Side-chaining bass synth marks out the pulse of Loves Found early on, and this drives through a good chunk of the piece before we hit a breakdown at the half-way mark. Bubbling, burbling synths syncopate fiercely while reverb-drenched keys that may once have been a ghostly piano mark out a minimal, sparing melody at the top of the sound. The melody continues to build as the track progresses, until the beat finally cedes, and the rhythmic synths that had accompanied it are allowed to wind down. A discordant, muddy growl lingers for a few moments until its point has been made, until it, along with its fellows, allows itself to be extinguished.

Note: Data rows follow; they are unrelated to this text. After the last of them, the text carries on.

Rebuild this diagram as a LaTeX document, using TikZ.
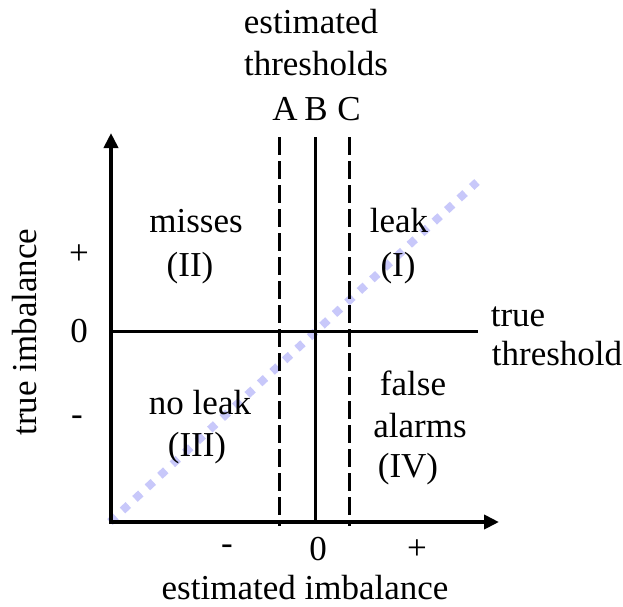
\documentclass[tikz,border=0pt]{standalone}
\usepackage{fontspec}
\setmainfont{Liberation Serif}
\usetikzlibrary{arrows.meta}
\definecolor{lav}{RGB}{200,200,250}
\begin{document}
\begin{tikzpicture}[x=1pt,y=-1pt,
  lbl/.style={anchor=mid,inner sep=0pt,font=\fontsize{35}{42}\selectfont},
  sym/.style={anchor=center,inner sep=0pt,font=\fontsize{35}{42}\selectfont},
  axis/.style={line width=3.8pt,-{Triangle[length=15pt,width=14pt]}},
  solidline/.style={line width=3pt},
  dashline/.style={line width=3pt,dash pattern=on 18pt off 6pt},
  diag/.style={line width=8pt,color=lav,dash pattern=on 8pt off 9pt}]
\useasboundingbox (0,0) rectangle (623,606);
% coordinates
\coordinate (O) at (111,522);
\coordinate (ytop) at (111,133);
\coordinate (xend) at (499,522);
\coordinate (thL) at (111,331);
\coordinate (thR) at (478,331);
\coordinate (Btop) at (315,137);
\coordinate (Bbot) at (315,522);
\coordinate (Atop) at (279,137);
\coordinate (Abot) at (279,526);
\coordinate (Ctop) at (349,137);
\coordinate (Cbot) at (349,526);
\coordinate (dS) at (110,522);
\coordinate (dE) at (477,182);
% diagonal
\draw[diag] (dS) -- (dE);
% lines
\draw[solidline] (thL) -- (thR);
\draw[solidline] (Btop) -- (Bbot);
\draw[dashline] (Atop) -- (Abot);
\draw[dashline] (Ctop) -- (Cbot);
\draw[axis] (O) -- (ytop);
\draw[axis] ([xshift=-1.9pt]O) -- (xend);
% labels
\node[lbl] (est) at (311,31) {estimated};
\node[lbl] (thr) at (316,73) {thresholds};
\node[lbl] (A) at (285,118) {A};
\node[lbl] (B) at (316,118) {B};
\node[lbl] (C) at (349,118) {C};
\node[lbl] (mis) at (196,230) {misses};
\node[lbl] (II) at (190,274) {(II)};
\node[lbl] (leak) at (399,230) {leak};
\node[lbl] (I) at (398,274) {(I)};
\node[sym] (yp) at (79,255) {+};
\node[sym] (y0) at (79,331) {0};
\node[sym] (ym) at (77,421) {-};
\node[lbl] (tr) at (518,324) {true};
\node[lbl] (th) at (557,363) {threshold};
\node[lbl] (nl) at (200,412) {no leak};
\node[lbl] (III) at (197,454) {(III)};
\node[lbl] (fa) at (413,393) {false};
\node[lbl] (al) at (420,435) {alarms};
\node[lbl] (IV) at (408,475) {(IV)};
\node[sym] (xm) at (227,550) {-};
\node[sym] (x0) at (318,549) {0};
\node[sym] (xp) at (417,550) {+};
\node[lbl] (ei) at (305,597) {estimated imbalance};
\node[lbl,rotate=90] (ti) at (34,332) {true imbalance};
\end{tikzpicture}
\end{document}
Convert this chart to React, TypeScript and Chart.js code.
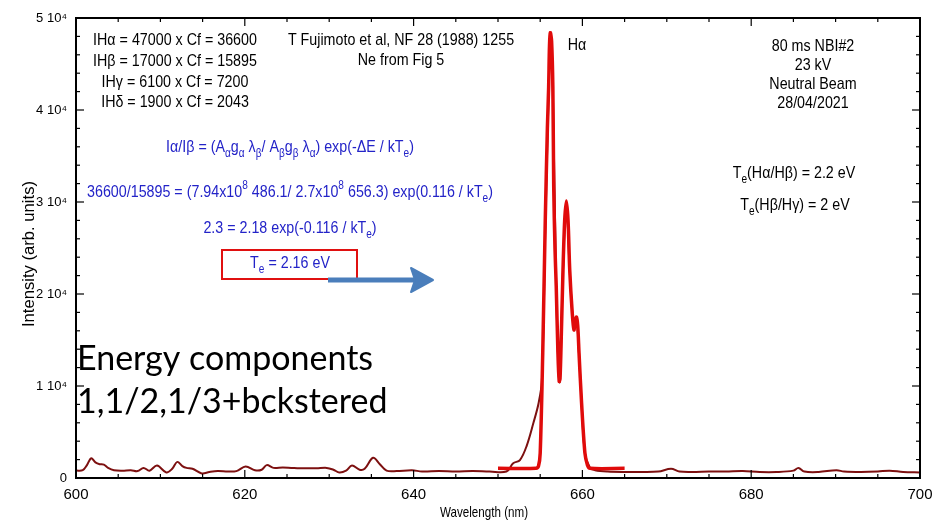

The mood stays dark and a little threatening for the closing piece, Black Skies. However, after an imposing introduction and a large slice of the spotlight, the fat bass synths pause, like the clouds parting, to allow the sun to cut through about halfway through the track. And then the growling bass fills up the landscape again with some syncopated flavours cutting through. Delay on the lead sound, panned hard to one side, then the other, creates some great rhythmic counterpoint, and some gentle pads underpin the whole with a wistful flavour. It’s a hypnotic, imposing finishing point that halts suddenly, shockingly. Which is not a criticism, it’s well-judged.
Skyline is a wide-reaching EP with some glorious high points and a journey that moves sonically all over the shop. Each piece feels like it has a narrative to exploit, and each does this with great elan. Fine, refined work. I’m feeling it.